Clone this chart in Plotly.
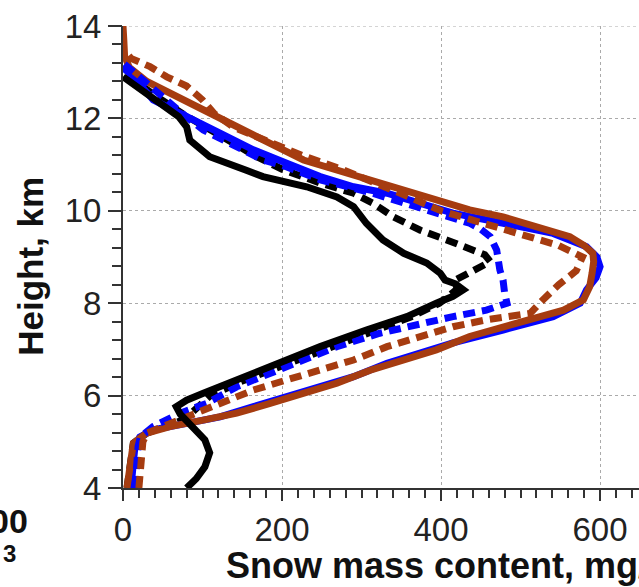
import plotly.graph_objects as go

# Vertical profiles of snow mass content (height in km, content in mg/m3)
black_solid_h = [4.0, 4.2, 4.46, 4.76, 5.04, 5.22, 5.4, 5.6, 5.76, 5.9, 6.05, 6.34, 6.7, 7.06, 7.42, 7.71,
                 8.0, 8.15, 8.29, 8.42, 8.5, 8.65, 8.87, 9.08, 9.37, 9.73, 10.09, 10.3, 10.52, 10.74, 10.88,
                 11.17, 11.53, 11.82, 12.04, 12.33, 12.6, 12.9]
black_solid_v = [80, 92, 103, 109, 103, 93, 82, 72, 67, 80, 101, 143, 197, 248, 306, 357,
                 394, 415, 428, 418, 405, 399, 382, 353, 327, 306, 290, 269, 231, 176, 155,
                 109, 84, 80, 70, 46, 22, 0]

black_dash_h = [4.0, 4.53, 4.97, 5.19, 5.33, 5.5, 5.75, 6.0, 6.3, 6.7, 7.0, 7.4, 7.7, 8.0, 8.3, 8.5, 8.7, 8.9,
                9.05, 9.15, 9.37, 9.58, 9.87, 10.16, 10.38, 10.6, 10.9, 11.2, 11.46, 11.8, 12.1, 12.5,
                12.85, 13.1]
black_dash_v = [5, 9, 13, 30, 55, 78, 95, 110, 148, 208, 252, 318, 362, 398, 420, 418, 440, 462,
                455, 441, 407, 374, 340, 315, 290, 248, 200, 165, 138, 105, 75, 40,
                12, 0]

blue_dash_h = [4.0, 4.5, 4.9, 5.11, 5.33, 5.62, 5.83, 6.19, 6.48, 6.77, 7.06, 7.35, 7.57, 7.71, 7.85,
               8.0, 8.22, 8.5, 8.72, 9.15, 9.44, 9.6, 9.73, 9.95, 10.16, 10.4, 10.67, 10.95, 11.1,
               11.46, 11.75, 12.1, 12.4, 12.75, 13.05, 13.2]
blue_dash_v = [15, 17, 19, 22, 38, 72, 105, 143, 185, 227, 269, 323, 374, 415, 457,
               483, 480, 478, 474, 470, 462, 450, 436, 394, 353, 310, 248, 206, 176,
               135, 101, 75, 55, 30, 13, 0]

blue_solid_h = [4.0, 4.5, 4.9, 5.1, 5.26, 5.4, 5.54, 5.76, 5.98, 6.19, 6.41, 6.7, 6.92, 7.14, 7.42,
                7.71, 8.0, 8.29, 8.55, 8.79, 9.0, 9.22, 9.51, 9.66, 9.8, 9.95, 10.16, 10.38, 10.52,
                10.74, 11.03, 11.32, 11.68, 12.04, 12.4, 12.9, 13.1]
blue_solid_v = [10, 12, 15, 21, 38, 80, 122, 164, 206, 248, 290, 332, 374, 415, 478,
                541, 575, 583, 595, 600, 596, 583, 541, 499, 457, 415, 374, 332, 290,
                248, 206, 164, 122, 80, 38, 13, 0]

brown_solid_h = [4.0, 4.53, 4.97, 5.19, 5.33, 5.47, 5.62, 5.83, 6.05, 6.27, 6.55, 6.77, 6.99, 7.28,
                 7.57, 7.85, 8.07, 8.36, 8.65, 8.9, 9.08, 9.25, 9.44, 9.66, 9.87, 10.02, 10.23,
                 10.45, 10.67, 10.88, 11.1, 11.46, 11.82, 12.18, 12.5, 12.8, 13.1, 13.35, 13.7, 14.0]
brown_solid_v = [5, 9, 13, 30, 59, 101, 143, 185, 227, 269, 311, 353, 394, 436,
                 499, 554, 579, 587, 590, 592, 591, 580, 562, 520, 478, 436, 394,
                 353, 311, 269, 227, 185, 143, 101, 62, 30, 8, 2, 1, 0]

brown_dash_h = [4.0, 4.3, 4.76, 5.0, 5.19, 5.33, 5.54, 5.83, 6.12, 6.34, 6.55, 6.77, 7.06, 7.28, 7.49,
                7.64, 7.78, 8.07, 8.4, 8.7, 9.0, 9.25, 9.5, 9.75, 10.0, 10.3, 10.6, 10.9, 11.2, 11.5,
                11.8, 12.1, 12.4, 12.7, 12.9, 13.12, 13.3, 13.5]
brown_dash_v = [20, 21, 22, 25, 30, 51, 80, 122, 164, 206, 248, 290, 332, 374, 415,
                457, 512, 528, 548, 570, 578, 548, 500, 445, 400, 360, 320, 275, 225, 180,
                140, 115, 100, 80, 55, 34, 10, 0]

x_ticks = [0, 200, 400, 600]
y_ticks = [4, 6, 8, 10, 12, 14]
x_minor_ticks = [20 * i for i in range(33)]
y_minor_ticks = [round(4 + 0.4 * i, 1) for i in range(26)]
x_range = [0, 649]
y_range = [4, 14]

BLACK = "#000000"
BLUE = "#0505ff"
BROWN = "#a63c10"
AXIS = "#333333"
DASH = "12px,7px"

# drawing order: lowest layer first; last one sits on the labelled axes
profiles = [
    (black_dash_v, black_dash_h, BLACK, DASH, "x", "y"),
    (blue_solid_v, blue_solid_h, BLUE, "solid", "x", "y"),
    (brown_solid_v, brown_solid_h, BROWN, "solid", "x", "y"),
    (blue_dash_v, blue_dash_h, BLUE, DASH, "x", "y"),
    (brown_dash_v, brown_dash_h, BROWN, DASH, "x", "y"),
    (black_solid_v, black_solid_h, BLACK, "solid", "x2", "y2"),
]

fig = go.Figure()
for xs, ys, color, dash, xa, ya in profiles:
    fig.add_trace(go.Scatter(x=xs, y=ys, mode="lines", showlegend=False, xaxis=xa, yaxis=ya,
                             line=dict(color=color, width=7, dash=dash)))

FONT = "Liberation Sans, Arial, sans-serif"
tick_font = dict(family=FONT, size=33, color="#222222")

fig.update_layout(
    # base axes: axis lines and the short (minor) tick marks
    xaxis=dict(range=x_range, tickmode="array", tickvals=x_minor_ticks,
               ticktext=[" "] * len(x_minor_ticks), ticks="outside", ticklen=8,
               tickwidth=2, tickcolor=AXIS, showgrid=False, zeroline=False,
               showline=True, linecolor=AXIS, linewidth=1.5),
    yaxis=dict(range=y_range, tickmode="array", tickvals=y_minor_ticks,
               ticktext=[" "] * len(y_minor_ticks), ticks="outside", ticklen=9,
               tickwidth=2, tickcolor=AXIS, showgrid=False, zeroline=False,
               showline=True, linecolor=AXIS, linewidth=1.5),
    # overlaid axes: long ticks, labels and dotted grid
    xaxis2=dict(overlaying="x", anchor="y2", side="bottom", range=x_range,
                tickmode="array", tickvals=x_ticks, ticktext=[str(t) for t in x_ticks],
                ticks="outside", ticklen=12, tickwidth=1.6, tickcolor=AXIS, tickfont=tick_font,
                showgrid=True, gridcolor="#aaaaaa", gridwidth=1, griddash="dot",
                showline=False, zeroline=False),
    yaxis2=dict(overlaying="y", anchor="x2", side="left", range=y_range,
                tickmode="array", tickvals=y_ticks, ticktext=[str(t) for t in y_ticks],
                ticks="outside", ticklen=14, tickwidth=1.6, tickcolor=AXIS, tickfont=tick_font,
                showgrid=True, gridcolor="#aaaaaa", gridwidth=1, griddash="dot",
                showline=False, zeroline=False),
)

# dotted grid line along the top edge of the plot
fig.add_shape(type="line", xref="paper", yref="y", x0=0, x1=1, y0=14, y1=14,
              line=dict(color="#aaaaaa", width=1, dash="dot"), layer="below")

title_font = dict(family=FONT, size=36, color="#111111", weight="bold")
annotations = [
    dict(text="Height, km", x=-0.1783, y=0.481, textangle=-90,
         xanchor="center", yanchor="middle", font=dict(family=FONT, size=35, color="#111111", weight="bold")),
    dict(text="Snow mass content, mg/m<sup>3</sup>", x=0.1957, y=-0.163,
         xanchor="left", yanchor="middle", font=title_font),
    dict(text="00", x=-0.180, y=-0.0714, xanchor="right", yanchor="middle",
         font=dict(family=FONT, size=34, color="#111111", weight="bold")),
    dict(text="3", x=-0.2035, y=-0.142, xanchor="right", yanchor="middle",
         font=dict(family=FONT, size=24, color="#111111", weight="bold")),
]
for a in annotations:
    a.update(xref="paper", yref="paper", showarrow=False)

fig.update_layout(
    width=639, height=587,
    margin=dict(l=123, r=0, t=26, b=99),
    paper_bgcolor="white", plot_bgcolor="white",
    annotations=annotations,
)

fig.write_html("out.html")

━━━━

TASK GOAL:
With the pictures left out, restate word for word every line of the data above, from the first down to the line that contains "109, 84, 80, 70, 46, 22, 0]".

RESULT:
Clone this chart in Plotly.
import plotly.graph_objects as go

# Vertical profiles of snow mass content (height in km, content in mg/m3)
black_solid_h = [4.0, 4.2, 4.46, 4.76, 5.04, 5.22, 5.4, 5.6, 5.76, 5.9, 6.05, 6.34, 6.7, 7.06, 7.42, 7.71,
                 8.0, 8.15, 8.29, 8.42, 8.5, 8.65, 8.87, 9.08, 9.37, 9.73, 10.09, 10.3, 10.52, 10.74, 10.88,
                 11.17, 11.53, 11.82, 12.04, 12.33, 12.6, 12.9]
black_solid_v = [80, 92, 103, 109, 103, 93, 82, 72, 67, 80, 101, 143, 197, 248, 306, 357,
                 394, 415, 428, 418, 405, 399, 382, 353, 327, 306, 290, 269, 231, 176, 155,
                 109, 84, 80, 70, 46, 22, 0]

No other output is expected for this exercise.